Venice Biennale

TOM SHERMAN Artist

TOM SHERMAN Who are you? Tom Sherman

What do you do? Career Highlights? I’m an artist and writer. I work mostly in video but also in performance and radio. I’ve shown a lot over the years, including solo shows at the National Gallery of Canada, Musee d’art contemporain and Vancouver Art Gallery. I’ve represented Canada at the Venice Biennale and been honoured with the Bell Canada award for video art and a Governor General’s award for visual and media arts. In the early 1980s I founded the Media Arts section of the Canada Council. I’m currently a professor of video art at Syracuse University in New York.
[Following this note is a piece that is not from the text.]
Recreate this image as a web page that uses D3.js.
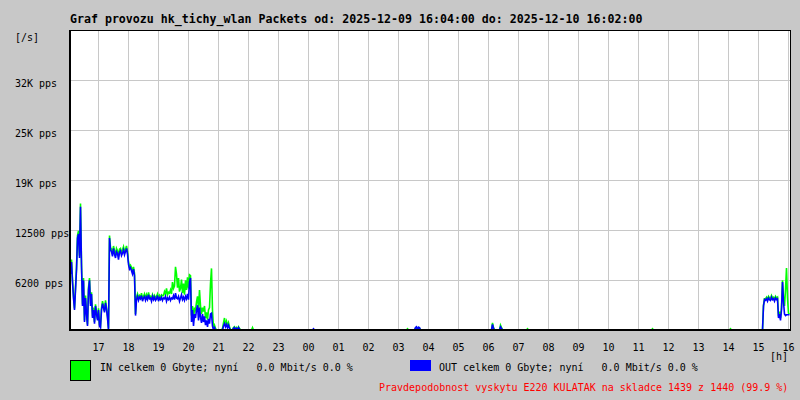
<!DOCTYPE html>
<html>
<head>
    <title>hk_tichy_wlan Packets</title>
    <script src="https://d3js.org/d3.v7.min.js"></script>
    <style>
        body { margin: 0; background: #c8c8c8; }
        svg { display: block; }
        text { font-family: "DejaVu Sans Mono", "Liberation Mono", monospace; white-space: pre; }
    </style>
</head>
<body>
<svg width="800" height="400"></svg>
<script>
    // hodiny na ose X (od 17:00, start grafu je 16:04)
    const hourLabels = ["17", "18", "19", "20", "21", "22", "23", "00", "01", "02", "03", "04",
        "05", "06", "07", "08", "09", "10", "11", "12", "13", "14", "15", "16"];
    const firstHourMin = 56; // 16:04 -> 17:00
    const yTicks = [6250, 12500, 18750, 25000, 31250];
    const yLabels = ["6200 pps", "12500 pps", "19K pps", "25K pps", "32K pps"];

    // vzorky po 2 minutach, pps
    // usek 1: od 16:04 (vzorek 0)
    const inStart = [
        7300, 8800, 6200, 4200, 2700, 5300, 7800, 11800, 12400, 9300,
        15800, 8300, 3200, 6500, 1200, 4300, 2200, 700, 5300, 6500,
        3300, 4700, 1700, 2800, 1000, 3200, 2300, 1400, 2700, 700,
        500, 2700, 3600, 3000, 2400, 3700, 2800, 1700, 200, 11800,
        10300, 10100, 9600, 10500, 9900, 9300, 10200, 9900, 9200, 10100,
        10200, 9700, 10000, 10400, 9800, 10100, 10500, 9800, 8500, 7900,
        8100, 7800, 7300, 7900, 7100, 2000, 4100, 4500, 4000, 4300,
        4100, 4600, 3900, 4200, 4500, 3900, 4400, 4000, 4700, 4100,
        4200, 3900, 4400, 4000, 4300, 3900, 4200, 4500, 3900, 4300,
        4000, 4400, 4300, 4300, 4800, 4500, 5200, 4400, 4700, 4600,
        5000, 4500, 6000, 5200, 5500, 7900, 7000, 5300, 6500, 4800,
        5200, 6300, 4600, 5800, 4400, 6200, 5000, 6600, 5200, 6900,
        6800, 1800, 3000, 1200, 2800, 2500, 3500, 4200, 2600, 5000,
        3000, 2000, 2800, 2300, 3000, 1500, 2200, 1300, 2500, 2800,
        5800, 7700, 2400, 300, 600, 200, 0, 0, 0, 0,
        0, 0, 200, 900, 1500, 700, 1100, 500, 900, 400,
        0, 0, 0, 300, 400, 100, 300, 100, 400, 200
    ];
    const outStart = [
        7000, 8500, 6000, 4000, 2500, 5000, 7500, 11500, 12000, 9000,
        15400, 8000, 3000, 6200, 1000, 4000, 2000, 500, 5000, 6200,
        3000, 4500, 1500, 2500, 800, 3000, 2000, 1200, 2500, 500,
        300, 2500, 3300, 2800, 2200, 3400, 2600, 1500, 0, 11500,
        10000, 9800, 9200, 10200, 9500, 9000, 9800, 9600, 8800, 9700,
        9900, 9300, 9600, 10000, 9400, 9800, 10200, 9500, 8200, 7600,
        7800, 7400, 7000, 7600, 6800, 1800, 3800, 4200, 3700, 4100,
        3900, 4300, 3600, 4000, 4200, 3700, 4100, 3800, 4400, 3900,
        4000, 3600, 4200, 3800, 4100, 3700, 3900, 4300, 3600, 4000,
        3800, 4100, 3700, 4000, 3900, 4200, 3600, 4000, 3800, 4100,
        3700, 4000, 3900, 4300, 3800, 4600, 4000, 3900, 4200, 3600,
        4000, 4400, 3800, 4100, 3700, 4200, 3900, 4500, 3800, 6000,
        6500, 1000, 2500, 500, 2000, 1500, 2500, 3100, 1200, 2800,
        1600, 900, 2000, 1000, 1700, 600, 1200, 400, 1400, 800,
        2000, 2100, 500, 0, 300, 0, 0, 0, 0, 0,
        0, 0, 0, 500, 800, 400, 700, 300, 600, 200,
        0, 0, 0, 200, 300, 0, 200, 0, 300, 100
    ];
    // usek 2: od vzorku 686 (cca 14:56) do konce
    const endIndex = 686;
    const inEnd = [0, 0, 0, 0, 0, 0, 0,
        3100, 3900, 3900, 4100, 3800, 4200, 4000, 3900, 4300, 4000, 4100, 3800, 4200, 4000, 4100,
        1700, 2300, 1500, 2800, 6200, 4000, 3000, 5000, 7750, 4000, 2100, 2000];
    const outEnd = [0, 0, 0, 0, 0, 0, 0,
        3000, 3800, 3700, 3900, 3600, 4000, 3800, 3700, 4100, 3800, 3900, 3600, 4000, 3800, 3900,
        1500, 2000, 1200, 2500, 6000, 3500, 2000, 1800, 1900, 1900, 1900, 1900];
    // ojedinele spicky: [vzorek, IN, OUT]
    const spikes = [
        [182, 300, 0], [243, 0, 150], [337, 150, 0], [345, 200, 300], [346, 300, 400],
        [348, 300, 350], [349, 200, 300], [422, 900, 700], [423, 300, 200], [430, 600, 400],
        [431, 300, 200], [457, 150, 0], [582, 150, 0], [660, 150, 0]
    ];
    const nSamples = 720;

    const title = "Graf provozu hk_tichy_wlan Packets od: 2025-12-09 16:04:00 do: 2025-12-10 16:02:00";
    const inLegend = "IN celkem 0 Gbyte; nyní   0.0 Mbit/s 0.0 %";
    const outLegend = "OUT celkem 0 Gbyte; nyní   0.0 Mbit/s 0.0 %";
    const footer = "Pravdepodobnost vyskytu E220 KULATAK na skladce 1439 z 1440 (99.9 %)";

    // sestaveni rad
    let inData = new Array(nSamples).fill(0);
    let outData = new Array(nSamples).fill(0);
    inStart.forEach((v, i) => inData[i] = v);
    outStart.forEach((v, i) => outData[i] = v);
    inEnd.forEach((v, i) => inData[endIndex + i] = v);
    outEnd.forEach((v, i) => outData[endIndex + i] = v);
    spikes.forEach(s => { inData[s[0]] = s[1]; outData[s[0]] = s[2]; });

    let svg = d3.select("svg");
    const pLeft = 70, pRight = 790, pTop = 30, pBottom = 330;

    let x = d3.scaleLinear().domain([0, 1440]).range([pLeft, pRight]);
    let y = d3.scaleLinear().domain([0, 37500]).range([pBottom, pTop]);

    svg.append("rect").attr("width", 800).attr("height", 400).attr("fill", "#c8c8c8");
    svg.append("rect").attr("x", pLeft).attr("y", pTop)
        .attr("width", pRight - pLeft).attr("height", pBottom - pTop).attr("fill", "#fff");

    const hourMins = hourLabels.map((d, i) => firstHourMin + 60 * i);

    // mrizka
    let grid = svg.append("g").attr("stroke", "#c8c8c8").attr("stroke-width", 1);
    grid.selectAll(".vg").data(hourMins).join("line")
        .attr("x1", d => Math.round(x(d)) + 0.5).attr("x2", d => Math.round(x(d)) + 0.5)
        .attr("y1", pTop).attr("y2", pBottom);
    grid.selectAll(".hg").data(yTicks).join("line")
        .attr("x1", pLeft).attr("x2", pRight)
        .attr("y1", d => Math.round(y(d)) + 0.5).attr("y2", d => Math.round(y(d)) + 0.5);

    // data
    svg.append("clipPath").attr("id", "plot").append("rect")
        .attr("x", pLeft).attr("y", pTop).attr("width", pRight - pLeft).attr("height", pBottom - pTop);

    let line = d3.line()
        .x((d, i) => x(i * 2) + 0.5)
        .y(d => y(d));

    svg.append("path").datum(inData)
        .attr("clip-path", "url(#plot)")
        .attr("fill", "none").attr("stroke", "#00ff00").attr("stroke-width", 1.6)
        .attr("d", line);
    svg.append("path").datum(outData)
        .attr("clip-path", "url(#plot)")
        .attr("fill", "none").attr("stroke", "#0000ff").attr("stroke-width", 1.6)
        .attr("d", line);

    // ramecek
    svg.append("line").attr("x1", pLeft).attr("x2", pRight + 0.5).attr("y1", pTop + 0.5).attr("y2", pTop + 0.5)
        .attr("stroke", "#000");
    svg.append("line").attr("x1", pRight + 0.5).attr("x2", pRight + 0.5).attr("y1", pTop).attr("y2", pBottom)
        .attr("stroke", "#000");
    svg.append("line").attr("x1", pLeft).attr("x2", pLeft).attr("y1", pTop).attr("y2", pBottom + 1)
        .attr("stroke", "#000").attr("stroke-width", 2);
    svg.append("line").attr("x1", pLeft).attr("x2", pRight + 1).attr("y1", pBottom).attr("y2", pBottom)
        .attr("stroke", "#000").attr("stroke-width", 2);

    // popisky
    svg.append("text").attr("x", pLeft).attr("y", 23)
        .attr("font-size", "11.6px").attr("font-weight", "bold").attr("fill", "#000")
        .text(title);
    svg.append("text").attr("x", 15).attr("y", 41).attr("font-size", "10px").text("[/s]");

    svg.selectAll(".yl").data(yTicks).join("text")
        .attr("x", 15).attr("y", d => y(d) + 6.5)
        .attr("font-size", "10px").attr("fill", "#000")
        .text((d, i) => yLabels[i]);

    svg.selectAll(".xl").data(hourMins).join("text")
        .attr("x", d => x(d) + 0.5).attr("y", 351)
        .attr("text-anchor", "middle")
        .attr("font-size", "10px").attr("fill", "#000")
        .text((d, i) => hourLabels[i]);
    svg.append("text").attr("x", 770).attr("y", 360).attr("font-size", "10px").text("[h]");

    // legenda
    svg.append("rect").attr("x", 70.5).attr("y", 360.5).attr("width", 20).attr("height", 20)
        .attr("fill", "#00ff00").attr("stroke", "#000");
    svg.append("text").attr("x", 100).attr("y", 370.5).attr("font-size", "10px").text(inLegend);
    svg.append("rect").attr("x", 410).attr("y", 360).attr("width", 21).attr("height", 11)
        .attr("fill", "#0000ff");
    svg.append("text").attr("x", 439).attr("y", 370.5).attr("font-size", "10px").text(outLegend);
    svg.append("text").attr("x", 379).attr("y", 390.5).attr("font-size", "10px")
        .attr("fill", "#ff0000").text(footer);
</script>
</body>
</html>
My interest in music video goes back to the mid-1970s when I was making music videos for TVOntario. I made a couple of hundred music videos for Nightmusic, a talk show hosted by Reiner Schwartz. We used these music videos as segues from guest to guest. https://www.youtube.com/watch?v=kAkzSsD9usQ Later I worked with musicians like Jean Piche and Bernhard Loibner and coined the term VidSonics to describe video music works where the video generated the music rather than the more conventional visualization of music. I teach a course today called VidSonics at Syracuse University to involve students in the critical analysis of sound/moving image aesthetics using the Web as source material.
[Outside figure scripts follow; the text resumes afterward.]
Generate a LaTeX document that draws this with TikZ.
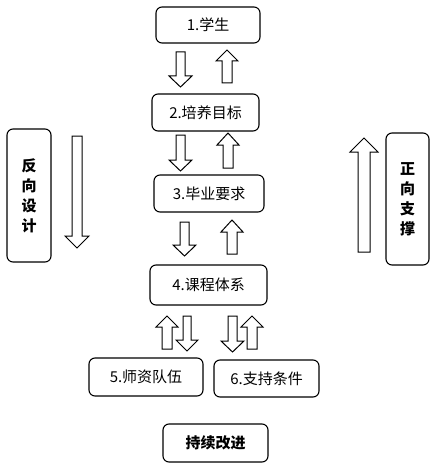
\documentclass[tikz,border=0pt]{standalone}
\usepackage{fontspec}
\newfontfamily\cjk{Noto Sans CJK SC}
\begin{document}
\begin{tikzpicture}[x=1pt,y=-1pt,
  box/.style={draw=black, line width=1.1pt, rounded corners=6pt, fill=white, inner sep=0pt, font=\cjk\fontsize{15}{16}\selectfont},
  side/.style={box, align=center, font=\cjk\bfseries\fontsize{15}{20}\selectfont},
  blk/.style={draw=black, line width=1pt, fill=white, line join=miter}]
\useasboundingbox (0,0) rectangle (436,468);
% down arrow: x1, x2, top, tip, head extend, head length
\newcommand{\downblk}[6]{\draw[blk] (#1,#3) -- (#2,#3) -- (#2,{#4-#6}) -- ({#2+#5},{#4-#6}) -- ({(#1+#2)/2},#4) -- ({#1-#5},{#4-#6}) -- (#1,{#4-#6}) -- cycle;}
% up arrow: x1, x2, tip, bottom, head extend, head length
\newcommand{\upblk}[6]{\draw[blk] (#1,#4) -- (#2,#4) -- (#2,{#3+#6}) -- ({#2+#5},{#3+#6}) -- ({(#1+#2)/2},#3) -- ({#1-#5},{#3+#6}) -- (#1,{#3+#6}) -- cycle;}

\node[box, minimum width=104pt, minimum height=36pt] (n1) at (208,25) {1.学生};
\node[box, minimum width=107pt, minimum height=37pt] (n2) at (205.5,112.5) {2.培养目标};
\node[box, minimum width=110pt, minimum height=37pt] (n3) at (209,193.5) {3.毕业要求};
\node[box, minimum width=117pt, minimum height=40pt] (n4) at (208.5,285) {4.课程体系};
\node[box, minimum width=114pt, minimum height=38pt] (n5) at (146,377) {5.师资队伍};
\node[box, minimum width=105pt, minimum height=37pt] (n6) at (266.5,378.5) {6.支持条件};
\node[box, minimum width=105pt, minimum height=38pt, font=\cjk\bfseries\fontsize{15}{16}\selectfont] (n7) at (215.5,443) {持续改进};
\node[side, minimum width=44pt, minimum height=133pt] (lft) at (29,195.5) {反\\向\\设\\计};
\node[side, minimum width=43pt, minimum height=132pt] (rgt) at (407.5,199) {正\\向\\支\\撑};

\downblk{176}{185}{52}{87}{7}{11}
\upblk{222}{232}{50}{83}{6}{11}
\downblk{176}{185}{135}{171}{7}{11}
\upblk{223}{233}{133}{168}{6}{12}
\downblk{180}{189}{222}{256}{7}{11}
\upblk{227}{237}{220}{254}{6}{12}
\upblk{162}{172}{316}{349}{6}{11}
\downblk{183}{191}{316}{351}{7}{11}
\downblk{228}{237}{316}{352}{7}{11}
\upblk{247}{257}{316}{349}{6}{11}
\downblk{72}{82}{136}{248}{7}{12}
\upblk{358}{370}{138}{252}{8}{14}
\end{tikzpicture}
\end{document}
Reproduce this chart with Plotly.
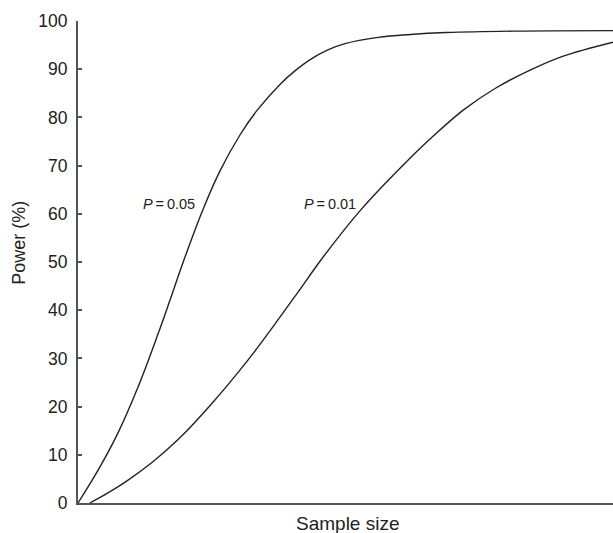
import plotly.graph_objects as go

# Power curves (x: relative sample size 0-100, y: power %)
x_p05 = [0, 3.7, 7.5, 11.2, 15.0, 17.2, 19.6, 23.4, 26.5, 30.3, 33.5, 37.8, 40.6, 43.4, 46.7, 49.9, 56.1, 62.1, 68.8, 81.3, 100]
y_p05 = [0, 6.7, 14.6, 24.0, 35.2, 42.1, 49.8, 61.0, 68.8, 76.4, 81.5, 86.9, 89.7, 92.0, 94.0, 95.3, 96.6, 97.2, 97.6, 97.9, 98.0]

x_p01 = [2.2, 5.6, 9.3, 14.0, 18.7, 24.9, 31.8, 36.4, 40.9, 45.2, 49.5, 52.7, 57.0, 61.3, 65.8, 72.0, 78.1, 84.5, 90.7, 100]
y_p01 = [0, 2.1, 4.7, 8.55, 13.15, 20.5, 29.7, 36.5, 43.4, 50.1, 56.3, 60.6, 65.8, 70.7, 75.5, 81.5, 86.1, 89.8, 92.7, 95.6]

y_ticks = [0, 10, 20, 30, 40, 50, 60, 70, 80, 90, 100]
labels = ["<i>P</i>\u2009=\u20090.05", "<i>P</i>\u2009=\u20090.01"]
label_x = [17.0, 47.1]
label_y = [62.0, 62.0]

FONT = "Liberation Sans, Arial, sans-serif"
LINE = "#222222"
AXIS = "#555555"
TEXT = "#222222"

fig = go.Figure()
for xs, ys in [(x_p05, y_p05), (x_p01, y_p01)]:
    fig.add_trace(go.Scatter(x=xs, y=ys, mode="lines",
                             line=dict(color=LINE, width=1.4, shape="spline", smoothing=1.0),
                             showlegend=False, hoverinfo="skip"))

for t, lx, ly in zip(labels, label_x, label_y):
    fig.add_annotation(x=lx, y=ly, text=t, showarrow=False,
                       font=dict(family=FONT, size=14.5, color=TEXT))

fig.add_annotation(xref="paper", yref="paper", x=0.505, y=-0.042, yanchor="middle",
                   text="Sample size", showarrow=False,
                   font=dict(family=FONT, size=19, color=TEXT))
fig.add_annotation(xref="paper", yref="paper", x=-0.1093, y=0.539, textangle=-90,
                   xanchor="center", yanchor="middle",
                   text="Power (%)", showarrow=False,
                   font=dict(family=FONT, size=18, color=TEXT))

fig.update_layout(
    width=613, height=533,
    margin=dict(l=78, r=0, t=21, b=30, pad=0),
    paper_bgcolor="white", plot_bgcolor="white",
    font=dict(family=FONT, size=17.5, color=TEXT),
    xaxis=dict(range=[0, 100], showgrid=False, zeroline=False, showticklabels=False,
               ticks="", showline=True, linecolor=AXIS, linewidth=2),
    yaxis=dict(range=[0, 100], tickvals=y_ticks, showgrid=False, zeroline=False,
               ticks="inside", ticklen=4, tickcolor=AXIS, tickwidth=1.5,
               showline=True, linecolor=AXIS, linewidth=2,
               ticklabelstandoff=5, tickfont=dict(family=FONT, size=17.5, color=TEXT)),
)

fig.write_html("out.html",
               config={"displayModeBar": False},
               post_script="document.body.style.margin='0';document.body.style.padding='0';"
                           "document.body.style.overflow='hidden';")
What makes a good video? What stood out about your picks? I loved the opportunity to catch up on what’s going on in the Canadian music video scene by being on the Prism Prize jury. A good music video still depends on a great piece of music but the video component has to be inventive. The video has to move with the music but it should also push the music into a space it can’t reach on its own. A music video has to have magic transitions that give the viewer/listener repeated pleasure through a certain level of poetic expression. A great music video has to hold up and increase in power through multiple plays. It is not enough to impress people once—it should stand up well in heavy rotation, just like a great piece of music. That’s the challenge, to not kill or wrap up the meaning of a song with the explicit literalness of what video can deliver. The music video form is very challenging. When a director hits a video chord in resonance with a great piece of music, there is little in contemporary culture that can compare with the powerful pleasure of a beautiful music video.